SIAM seeks sops for EVs


Mumbai, July 13: Auto industry body SIAM on Friday sought sops to promote EVs and suggested the government to bring in additional incentives for scrapping of vehicles in the upcoming Budget.
The Society of Indian Automobile Manufacturers emphasised on a growth oriented Budget with focus on greater allocation for capital expenditure.
“We are expecting that the government should come up with a FAME 3 like policy… good schemes like PLI are already in place, which we are sure will continue,” SIAM President Vinod Aggarwal told reporters.
The FAME 3 (Faster Adoption and Manufacturing of Electric Vehicles) scheme, if unveiled, is expected to offer financial incentives to electric two-wheelers and three-wheelers as well as government-owned buses.
The FAME 3 scheme will succeed Electric Mobility Promotion Scheme (EMPS), which was introduced when FAME 2 scheme ended on March 31, 2024.
“We anticipate that it will again be a growth oriented Budget…which means it will be more focused on the capital expenditure, because that has a multiplier effect on all segments of the economy,” he stated.
Allocation for the capital expenditure in the Interim Budget stood at Rs 11.1 lakh crore which was 11.1 per cent higher than the previous year allocation, Aggarwal stated.

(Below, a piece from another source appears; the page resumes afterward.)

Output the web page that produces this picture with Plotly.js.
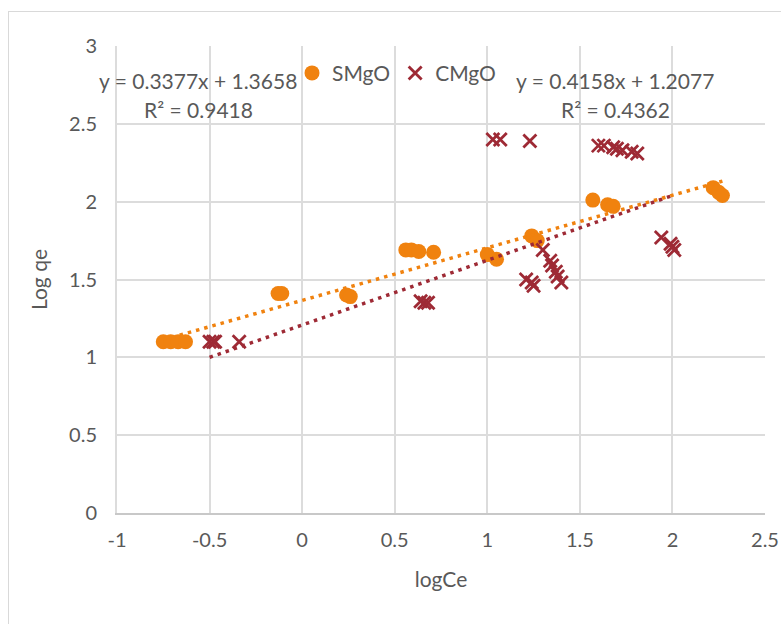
<!DOCTYPE html>
<html>
<head>
<meta charset="utf-8">
<script src="https://cdn.plot.ly/plotly-3.0.1.min.js"></script>
<style>
  html, body { margin: 0; padding: 0; background: #fff; }
  #frame { position: absolute; left: 8px; top: 11px; width: 800px; height: 700px;
           border-left: 1px solid #D9D9D9; border-top: 1px solid #D9D9D9; }
  #chart { position: absolute; left: 0; top: 0; width: 781px; height: 624px; }
</style>
</head>
<body>
<div id="frame"></div>
<div id="chart"></div>
<script>
// ---- data ----
const smgoX = [-0.75, -0.71, -0.67, -0.63, -0.13, -0.11, 0.24, 0.26, 0.56, 0.59, 0.63, 0.71,
               1.00, 1.05, 1.24, 1.27, 1.57, 1.65, 1.68, 2.22, 2.25, 2.27];
const smgoY = [1.10, 1.10, 1.10, 1.10, 1.41, 1.41, 1.40, 1.39, 1.69, 1.69, 1.68, 1.675,
               1.66, 1.63, 1.78, 1.75, 2.01, 1.98, 1.97, 2.09, 2.06, 2.04];

const cmgoX = [-0.50, -0.48, -0.47, -0.34, 0.64, 0.66, 0.68, 1.03, 1.07, 1.23,
               1.60, 1.63, 1.68, 1.70, 1.73, 1.78, 1.81,
               1.21, 1.24, 1.25, 1.30, 1.34, 1.35, 1.37, 1.38, 1.40,
               1.94, 1.99, 2.00, 2.01];
const cmgoY = [1.10, 1.10, 1.10, 1.10, 1.36, 1.35, 1.35, 2.40, 2.40, 2.39,
               2.36, 2.36, 2.35, 2.34, 2.33, 2.32, 2.31,
               1.50, 1.48, 1.46, 1.69, 1.62, 1.59, 1.55, 1.52, 1.48,
               1.77, 1.73, 1.71, 1.69];

const seriesNames = ["SMgO", "CMgO"];
const trendSlopes = [0.3377, 0.4158];
const trendIntercepts = [1.3658, 1.2077];
const trendR2 = ["0.9418", "0.4362"];

const xTicks = [-1, -0.5, 0, 0.5, 1, 1.5, 2, 2.5];
const yTicks = [0, 0.5, 1, 1.5, 2, 2.5, 3];

// ---- styling ----
const orange = "#F0820F";
const darkRed = "#9E2A35";
const textGray = "#595959";
const gridGray = "#DCDCDC";
const fontFam = "Lato, 'Open Sans', sans-serif";

function trendTrace(xs, m, b, color) {
  const tx = [Math.min(...xs), Math.max(...xs)];
  const ty = tx.map(v => m * v + b);
  return { x: tx, y: ty, mode: "lines", type: "scatter", showlegend: false, hoverinfo: "skip",
           line: { color: color, width: 3.5, dash: "3.5px,5px" } };
}

const traces = [
  { x: smgoX, y: smgoY, name: seriesNames[0], mode: "markers", type: "scatter",
    marker: { color: orange, size: 15, symbol: "circle" } },
  { x: cmgoX, y: cmgoY, name: seriesNames[1], mode: "markers", type: "scatter",
    marker: { color: darkRed, size: 13, symbol: "x-thin", line: { color: darkRed, width: 2.8 } } },
  trendTrace(smgoX, trendSlopes[0], trendIntercepts[0], orange),
  trendTrace(cmgoX, trendSlopes[1], trendIntercepts[1], darkRed)
];

function fmtSigned(b) { return (b >= 0 ? "+ " : "- ") + Math.abs(b).toFixed(4); }

const annFont = { size: 21, color: textGray };
const layout = {
  width: 781, height: 624,
  paper_bgcolor: "rgba(0,0,0,0)", plot_bgcolor: "rgba(0,0,0,0)",
  margin: { l: 117, r: 16, t: 46, b: 111 },
  font: { family: fontFam, color: textGray, size: 20 },
  showlegend: true,
  legend: { orientation: "h", x: (292 - 117) / 648, y: 2.825 / 3, xanchor: "left", yanchor: "middle",
            font: { size: 21, color: textGray }, bgcolor: "rgba(0,0,0,0)", itemwidth: 30, tracegroupgap: 0 },
  xaxis: {
    range: [-1, 2.5], tickvals: xTicks, ticktext: xTicks.map(String),
    showgrid: true, gridcolor: gridGray, gridwidth: 2,
    zeroline: false, showline: true, linecolor: "#C8C8C8", linewidth: 2,
    ticks: "", tickfont: { size: 20, color: textGray }, ticklabelstandoff: 8,
    title: { text: "logCe", font: { size: 21, color: textGray }, standoff: 22 }
  },
  yaxis: {
    range: [0, 3], tickvals: yTicks, ticktext: yTicks.map(String),
    showgrid: true, gridcolor: gridGray, gridwidth: 2,
    zeroline: false, showline: true, linecolor: gridGray, linewidth: 2,
    ticks: "", tickfont: { size: 20, color: textGray }, ticklabelstandoff: 14,
    title: { text: "Log qe", font: { size: 21, color: textGray }, standoff: 16 }
  },
  annotations: [
    { x: -0.56, y: 2.78, xref: "x", yref: "y", showarrow: false, align: "center",
      text: "y = " + trendSlopes[0] + "x " + fmtSigned(trendIntercepts[0]), font: annFont },
    { x: -0.56, y: 2.59, xref: "x", yref: "y", showarrow: false, align: "center",
      text: "R² = " + trendR2[0], font: annFont },
    { x: 1.69, y: 2.78, xref: "x", yref: "y", showarrow: false, align: "center",
      text: "y = " + trendSlopes[1] + "x " + fmtSigned(trendIntercepts[1]), font: annFont },
    { x: 1.69, y: 2.59, xref: "x", yref: "y", showarrow: false, align: "center",
      text: "R² = " + trendR2[1], font: annFont }
  ]
};

Plotly.newPlot("chart", traces, layout, { displayModeBar: false, staticPlot: true });
</script>
</body>
</html>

“So, we are expecting that the focus on allocating more and more capex will continue,” he said.
Aggarwal also urged the government to come up with some policy initiatives to boost the rural economy.
It will be good for sectors like automotive and FMCG and others if the rural economy starts doping better, he added.
Union Finance Minister Nirmala Sitharaman is scheduled to present the Budget for 2024-25 in the Lok Sabha on July 23.